Everything in the data should be repeated exactly, save for the images.
##### Available data
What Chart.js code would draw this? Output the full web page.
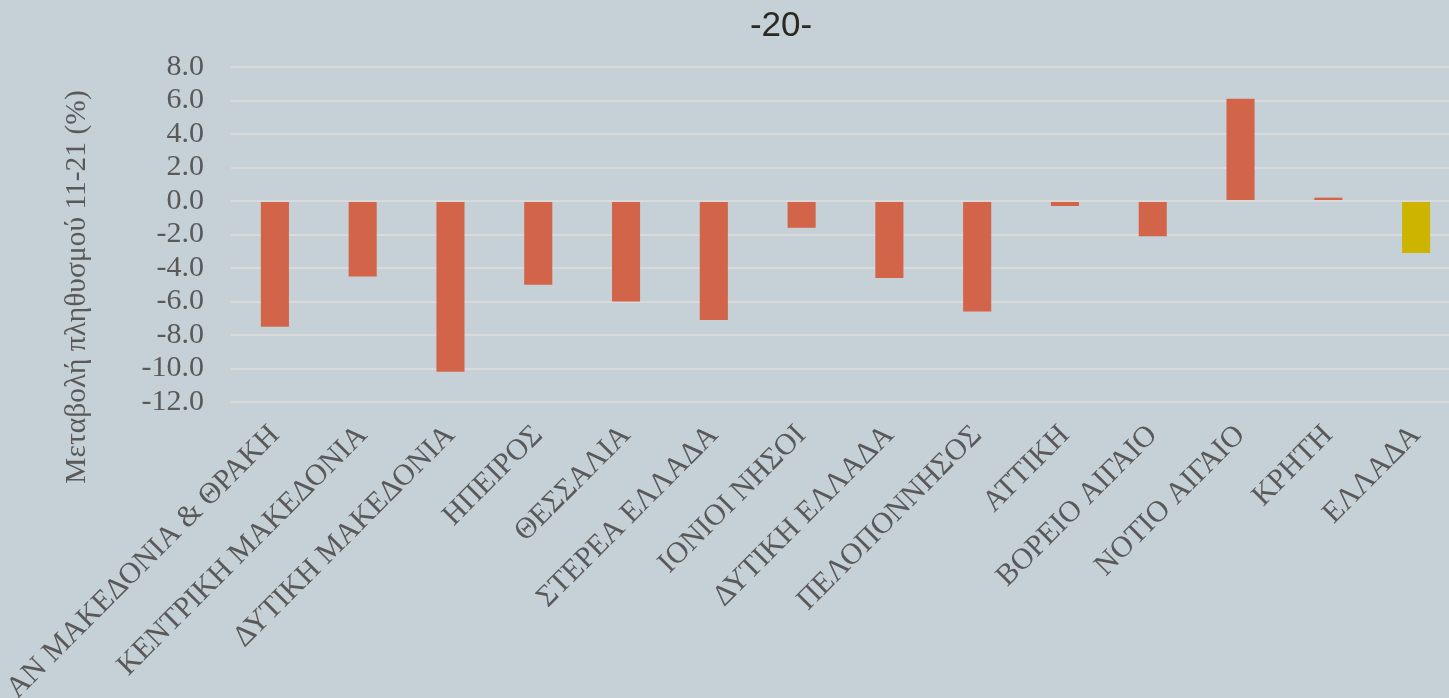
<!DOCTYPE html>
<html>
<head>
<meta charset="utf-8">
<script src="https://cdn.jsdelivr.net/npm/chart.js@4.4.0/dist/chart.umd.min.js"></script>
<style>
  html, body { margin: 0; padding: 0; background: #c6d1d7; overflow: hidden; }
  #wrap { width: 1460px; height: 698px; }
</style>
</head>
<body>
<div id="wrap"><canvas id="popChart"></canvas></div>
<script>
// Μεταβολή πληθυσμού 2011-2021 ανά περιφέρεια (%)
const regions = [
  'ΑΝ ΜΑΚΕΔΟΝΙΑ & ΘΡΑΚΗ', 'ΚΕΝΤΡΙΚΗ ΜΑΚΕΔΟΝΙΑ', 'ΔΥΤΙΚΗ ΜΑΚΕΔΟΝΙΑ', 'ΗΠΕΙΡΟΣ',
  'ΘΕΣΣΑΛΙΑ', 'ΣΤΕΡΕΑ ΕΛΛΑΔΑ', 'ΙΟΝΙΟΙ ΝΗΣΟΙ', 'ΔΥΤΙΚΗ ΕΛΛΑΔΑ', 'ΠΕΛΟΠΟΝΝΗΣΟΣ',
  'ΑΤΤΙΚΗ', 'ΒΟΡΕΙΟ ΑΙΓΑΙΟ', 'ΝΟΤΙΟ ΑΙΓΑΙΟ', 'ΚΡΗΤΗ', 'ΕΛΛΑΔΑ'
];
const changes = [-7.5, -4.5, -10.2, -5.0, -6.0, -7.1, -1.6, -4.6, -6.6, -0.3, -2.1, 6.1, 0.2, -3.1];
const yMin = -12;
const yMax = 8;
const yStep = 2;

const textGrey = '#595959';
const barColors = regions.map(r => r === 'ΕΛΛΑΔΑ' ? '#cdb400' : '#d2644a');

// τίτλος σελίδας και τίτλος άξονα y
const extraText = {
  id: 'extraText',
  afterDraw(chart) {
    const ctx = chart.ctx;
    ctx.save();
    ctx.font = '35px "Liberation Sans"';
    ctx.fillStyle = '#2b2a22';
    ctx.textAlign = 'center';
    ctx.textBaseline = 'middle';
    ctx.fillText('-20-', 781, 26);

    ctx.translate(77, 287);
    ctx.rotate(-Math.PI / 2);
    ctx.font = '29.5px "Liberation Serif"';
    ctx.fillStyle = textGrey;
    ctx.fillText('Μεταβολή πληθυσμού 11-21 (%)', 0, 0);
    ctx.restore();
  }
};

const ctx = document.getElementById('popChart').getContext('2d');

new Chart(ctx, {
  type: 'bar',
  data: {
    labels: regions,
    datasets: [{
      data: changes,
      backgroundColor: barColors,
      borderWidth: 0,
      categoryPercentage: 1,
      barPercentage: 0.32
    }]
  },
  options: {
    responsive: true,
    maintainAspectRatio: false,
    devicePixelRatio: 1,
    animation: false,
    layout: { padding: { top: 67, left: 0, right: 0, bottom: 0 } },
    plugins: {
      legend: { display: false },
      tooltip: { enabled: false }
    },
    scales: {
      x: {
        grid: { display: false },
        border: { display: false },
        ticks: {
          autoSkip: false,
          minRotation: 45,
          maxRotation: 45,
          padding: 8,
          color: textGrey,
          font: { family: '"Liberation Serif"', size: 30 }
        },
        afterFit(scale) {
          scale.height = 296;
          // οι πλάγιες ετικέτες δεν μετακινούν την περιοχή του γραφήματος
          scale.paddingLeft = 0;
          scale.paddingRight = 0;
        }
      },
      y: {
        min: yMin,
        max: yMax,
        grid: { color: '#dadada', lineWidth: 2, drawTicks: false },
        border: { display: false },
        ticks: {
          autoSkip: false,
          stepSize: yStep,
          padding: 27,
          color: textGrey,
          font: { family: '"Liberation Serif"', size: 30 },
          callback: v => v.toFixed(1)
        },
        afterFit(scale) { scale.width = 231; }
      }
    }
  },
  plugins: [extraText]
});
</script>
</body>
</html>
##########
▶ _Finished answer_
What Chart.js code would draw this? Output the full web page.
<!DOCTYPE html>
<html>
<head>
<meta charset="utf-8">
<script src="https://cdn.jsdelivr.net/npm/chart.js@4.4.0/dist/chart.umd.min.js"></script>
<style>
  html, body { margin: 0; padding: 0; background: #c6d1d7; overflow: hidden; }
  #wrap { width: 1460px; height: 698px; }
</style>
</head>
<body>
<div id="wrap"><canvas id="popChart"></canvas></div>
<script>
// Μεταβολή πληθυσμού 2011-2021 ανά περιφέρεια (%)
const regions = [
  'ΑΝ ΜΑΚΕΔΟΝΙΑ & ΘΡΑΚΗ', 'ΚΕΝΤΡΙΚΗ ΜΑΚΕΔΟΝΙΑ', 'ΔΥΤΙΚΗ ΜΑΚΕΔΟΝΙΑ', 'ΗΠΕΙΡΟΣ',
  'ΘΕΣΣΑΛΙΑ', 'ΣΤΕΡΕΑ ΕΛΛΑΔΑ', 'ΙΟΝΙΟΙ ΝΗΣΟΙ', 'ΔΥΤΙΚΗ ΕΛΛΑΔΑ', 'ΠΕΛΟΠΟΝΝΗΣΟΣ',
  'ΑΤΤΙΚΗ', 'ΒΟΡΕΙΟ ΑΙΓΑΙΟ', 'ΝΟΤΙΟ ΑΙΓΑΙΟ', 'ΚΡΗΤΗ', 'ΕΛΛΑΔΑ'
];
const changes = [-7.5, -4.5, -10.2, -5.0, -6.0, -7.1, -1.6, -4.6, -6.6, -0.3, -2.1, 6.1, 0.2, -3.1];
const yMin = -12;
const yMax = 8;
const yStep = 2;

const textGrey = '#595959';
const barColors = regions.map(r => r === 'ΕΛΛΑΔΑ' ? '#cdb400' : '#d2644a');

// τίτλος σελίδας και τίτλος άξονα y
const extraText = {
  id: 'extraText',
  afterDraw(chart) {
    const ctx = chart.ctx;
    ctx.save();
    ctx.font = '35px "Liberation Sans"';
    ctx.fillStyle = '#2b2a22';
    ctx.textAlign = 'center';
    ctx.textBaseline = 'middle';
    ctx.fillText('-20-', 781, 26);

    ctx.translate(77, 287);
    ctx.rotate(-Math.PI / 2);
    ctx.font = '29.5px "Liberation Serif"';
    ctx.fillStyle = textGrey;
    ctx.fillText('Μεταβολή πληθυσμού 11-21 (%)', 0, 0);
    ctx.restore();
  }
};

const ctx = document.getElementById('popChart').getContext('2d');

new Chart(ctx, {
  type: 'bar',
  data: {
    labels: regions,
    datasets: [{
      data: changes,
      backgroundColor: barColors,
      borderWidth: 0,
      categoryPercentage: 1,
      barPercentage: 0.32
    }]
  },
  options: {
    responsive: true,
    maintainAspectRatio: false,
    devicePixelRatio: 1,
    animation: false,
    layout: { padding: { top: 67, left: 0, right: 0, bottom: 0 } },
    plugins: {
      legend: { display: false },
      tooltip: { enabled: false }
    },
    scales: {
      x: {
        grid: { display: false },
        border: { display: false },
        ticks: {
          autoSkip: false,
          minRotation: 45,
          maxRotation: 45,
          padding: 8,
          color: textGrey,
          font: { family: '"Liberation Serif"', size: 30 }
        },
        afterFit(scale) {
          scale.height = 296;
          // οι πλάγιες ετικέτες δεν μετακινούν την περιοχή του γραφήματος
          scale.paddingLeft = 0;
          scale.paddingRight = 0;
        }
      },
      y: {
        min: yMin,
        max: yMax,
        grid: { color: '#dadada', lineWidth: 2, drawTicks: false },
        border: { display: false },
        ticks: {
          autoSkip: false,
          stepSize: yStep,
          padding: 27,
          color: textGrey,
          font: { family: '"Liberation Serif"', size: 30 },
          callback: v => v.toFixed(1)
        },
        afterFit(scale) { scale.width = 231; }
      }
    }
  },
  plugins: [extraText]
});
</script>
</body>
</html>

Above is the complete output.